No I don’t!! I want to have a “normal” life. I want to worry about him being happy. I don’t want to have to be the one to remind him that when he looks at his budget in career class, he needs to make sure that he can afford the extra $400+ per month required to keep him alive. I don’t want to be the person to say “I don’t think that career will pay you enough.” “Do you think you will have good medical benefits with that job?”
These aren’t conversations that I have with my other son. My biggest concern with him is that he spend all of his money on restaurants and exotic groceries.
We have been doing this diabetes thing for almost 13 years. Some parts are easier…and some parts remain frustrating. Despite that, I am done. I am tired. I want off of this ride. We have been on it for too long and knowing that my son will never get off tips me closer to the edge.
Once again I rant and scream. Once again it will change nothing. Once again I will breathe. Once again my son will test in front of me. Once again I will pray that he truly “gets it”…one day.
Its weird. When we get our A1c, I hate telling other people what it is. We work hard but I know a lot of other people who work hard too. We use a pump but they use a pump too. The only CGM we have is our own regular testing. Despite all of this, I have friends who struggle to see an A1c under 8. We have rarely, in twelve years, seen one over 7.
I have no delusions of this lasting forever. I know my son will hit his own walls when Mom is not around. I know that I have provided a cushion for those years however. I have been told this cushion may help him during those rough years reducing the chances of complications. I pray so.
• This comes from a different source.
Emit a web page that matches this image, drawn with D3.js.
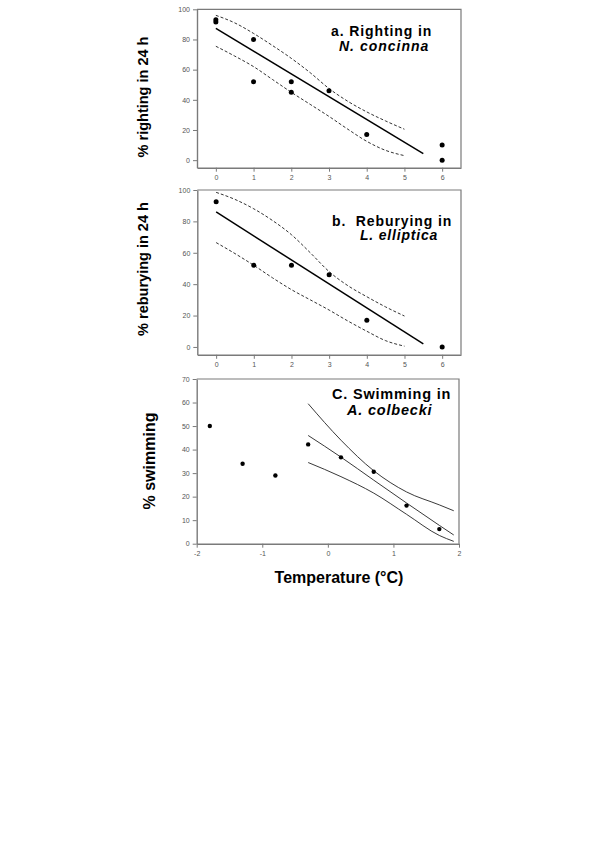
<!DOCTYPE html>
<html>
  <head>
    <meta charset="utf-8">
    <title>Temperature panels</title>
    <script src="https://d3js.org/d3.v7.min.js"></script>
    <style>
      html, body {
        margin:0;
        padding:0;
        background:#fff;
      }
      svg text { font-family: "Liberation Sans", Arial, sans-serif; }
    </style>
  </head>
  <body>
    <div id="chart"></div>
    <script>
      // panel a - righting in N. concinna
      var ptsA = [[0,93],[0,91.5],[1,80],[1,52],[2,52],[2,45],[3,46],[4,17],[6,10],[6,0]];
      var fitA = [[0,87.3],[5.5,4.4]];
      var upperA = [[0,96],[0.5,91],[1,84],[1.5,76],[2,67.5],[2.5,58],[3,47.5],[3.5,39],[4,32],[4.5,26],[5,20.5]];
      var lowerA = [[0,75.5],[0.5,69],[1,62],[1.5,53.5],[2,45],[2.5,37],[3,29],[3.5,20.5],[4,12.5],[4.5,6.5],[5,3]];

      // panel b - reburying in L. elliptica
      var ptsB = [[0,92.5],[1,52],[2,52],[3,46],[4,17],[6,0]];
      var fitB = [[0,86],[5.5,1.9]];
      var upperB = [[0,98.5],[0.5,94],[1,88],[1.5,80.5],[2,71.5],[2.5,60],[3,48],[3.5,39],[4,32],[4.5,25.5],[5,19.7]];
      var lowerB = [[0,66.5],[0.5,59.5],[1,52],[1.5,44],[2,36.5],[2.5,30],[3,23.5],[3.5,16.5],[4,10],[4.5,4],[5,0.5]];

      // panel c - swimming in A. colbecki
      var ptsC = [[-1.8,50],[-1.3,34],[-0.8,29],[-0.3,42.2],[0.2,36.7],[0.7,30.6],[1.2,16.2],[1.7,6.2]];
      var midC = [[-0.3,46],[0.2,36.8],[0.7,27],[1.2,17.3],[1.7,7.8],[1.92,3.7]];
      var upperC = [[-0.3,59.5],[0.2,44],[0.7,31],[1.2,22],[1.7,16.5],[1.92,14]];
      var lowerC = [[-0.3,34.5],[0.2,28.5],[0.7,21.5],[1.2,12.5],[1.7,3.5],[1.92,1]];

      var ticksX_ab = [0,1,2,3,4,5,6];
      var ticksY_ab = [0,20,40,60,80,100];
      var ticksX_c = [-2,-1,0,1,2];
      var ticksY_c = [0,10,20,30,40,50,60,70];

      var svg = d3.select("#chart").append("svg")
        .attr("width", 600).attr("height", 850);

      function panel(p) {
        var x = d3.scaleLinear().domain(p.xd).range([p.left, p.right]);
        var y = d3.scaleLinear().domain(p.yd).range([p.bottom, p.top]);
        var g = svg.append("g");

        // frame
        g.append("path")
          .attr("d", "M" + p.left + "," + p.top + "H" + p.right + "V" + p.bottom)
          .attr("fill", "none").attr("stroke", "#7a7a7a").attr("stroke-width", 1.2);

        var fmt = d => String(d);
        var ax = g.append("g").attr("transform", "translate(0," + p.bottom + ")")
          .call(d3.axisBottom(x).tickValues(p.tx).tickSize(4).tickSizeOuter(0).tickPadding(3)
            .tickFormat(fmt));
        var ay = g.append("g").attr("transform", "translate(" + p.left + ",0)")
          .call(d3.axisLeft(y).tickValues(p.ty).tickSize(4).tickSizeOuter(0).tickPadding(3)
            .tickFormat(fmt));
        [ax, ay].forEach(function(a) {
          a.select(".domain").attr("stroke", "#7a7a7a").attr("stroke-width", 1.4);
          a.selectAll(".tick line").attr("stroke", "#7a7a7a");
          a.selectAll(".tick text").attr("fill", "#555").style("font-size", "7px")
            .style("font-family", "'Liberation Sans', Arial, sans-serif");
        });

        var curve = d3.line().x(d => x(d[0])).y(d => y(d[1])).curve(d3.curveMonotoneX);

        (p.bands || []).forEach(function(b) {
          g.append("path").attr("d", curve(b))
            .attr("fill", "none").attr("stroke", p.bandColor).attr("stroke-width", p.bandWidth)
            .attr("stroke-dasharray", p.bandDash);
        });
        if (p.fit) {
          g.append("path").attr("d", curve(p.fit))
            .attr("fill", "none").attr("stroke", "#000").attr("stroke-width", p.fitWidth);
        }

        g.selectAll("circle.pt").data(p.pts).join("circle")
          .attr("class", "pt")
          .attr("cx", d => x(d[0])).attr("cy", d => y(d[1]))
          .attr("r", p.r).attr("fill", "#000");

        // panel title
        p.title.forEach(function(t) {
          g.append("text").attr("x", t.x).attr("y", t.y)
            .style("font-size", t.size + "px").style("font-weight", "bold")
            .style("font-style", t.italic ? "italic" : "normal")
            .style("letter-spacing", t.ls + "px")
            .style("white-space", "pre")
            .text(t.text);
        });

        // y title
        g.append("text")
          .attr("transform", "translate(" + p.ytx + "," + p.yty + ") rotate(-90)")
          .attr("text-anchor", "middle")
          .style("font-size", p.ytSize + "px").style("font-weight", "bold")
          .text(p.ytitle);
      }

      panel({
        xd: [-0.5, 6.5], yd: [-5, 100], left: 197, right: 461, top: 9.3, bottom: 167.7,
        tx: ticksX_ab, ty: ticksY_ab, pts: ptsA, fit: fitA, bands: [upperA, lowerA],
        bandColor: "#333", bandWidth: 1, bandDash: "3,2", fitWidth: 1.5, r: 2.5,
        title: [
          {text: "a. Righting in", x: 331, y: 35.7, size: 14, ls: 0.9},
          {text: "N. concinna", x: 339, y: 50.7, size: 14, ls: 1, italic: true}
        ],
        ytitle: "% righting in 24 h", ytx: 147.5, yty: 97, ytSize: 14.5
      });

      panel({
        xd: [-0.5, 6.5], yd: [-5, 100], left: 197.3, right: 461, top: 190, bottom: 354.8,
        tx: ticksX_ab, ty: ticksY_ab, pts: ptsB, fit: fitB, bands: [upperB, lowerB],
        bandColor: "#333", bandWidth: 1, bandDash: "3,2", fitWidth: 1.5, r: 2.5,
        title: [
          {text: "b.  Reburying in", x: 332, y: 225.7, size: 14, ls: 0.9},
          {text: "L. elliptica", x: 360, y: 240.2, size: 14, ls: 0.8, italic: true}
        ],
        ytitle: "% reburying in 24 h", ytx: 147.5, yty: 269, ytSize: 14.5
      });

      panel({
        xd: [-2, 2], yd: [0, 70], left: 196.7, right: 459, top: 379, bottom: 543.7,
        tx: ticksX_c, ty: ticksY_c, pts: ptsC, fit: null, bands: [upperC, midC, lowerC],
        bandColor: "#222", bandWidth: 0.9, bandDash: null, fitWidth: 1, r: 2.2,
        title: [
          {text: "C. Swimming in", x: 332, y: 399.3, size: 14.5, ls: 0.8},
          {text: "A. colbecki", x: 347, y: 415, size: 14.5, ls: 0.8, italic: true}
        ],
        ytitle: "% swimming", ytx: 154.5, yty: 461, ytSize: 16
      });

      svg.append("text").attr("x", 339).attr("y", 582.7).attr("text-anchor", "middle")
        .style("font-size", "16px").style("font-weight", "bold")
        .text("Temperature (\u00B0C)");
    </script>
  </body>
</html>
Despite that fact, I rarely publicly state his A1c. I feel guilty because we succeed where others struggle. I don’t see us doing anything different. Maybe we are just lucky.
My son actually sees diabetes has relatively easy! That scares me. He says,
“its simple. You count the carbs. You give the insulin. You test. You adjust. What is the big deal?”
Wow. I know its not that simple but perhaps it is good that he doesn’t see it as that big of a burden or a problem. I know he sees it as an annoyance. I know he sees it as something he would rather ignore but it does not appear to be a “challenge” to him. It is simply his life. I guess that is one thing to be grateful for.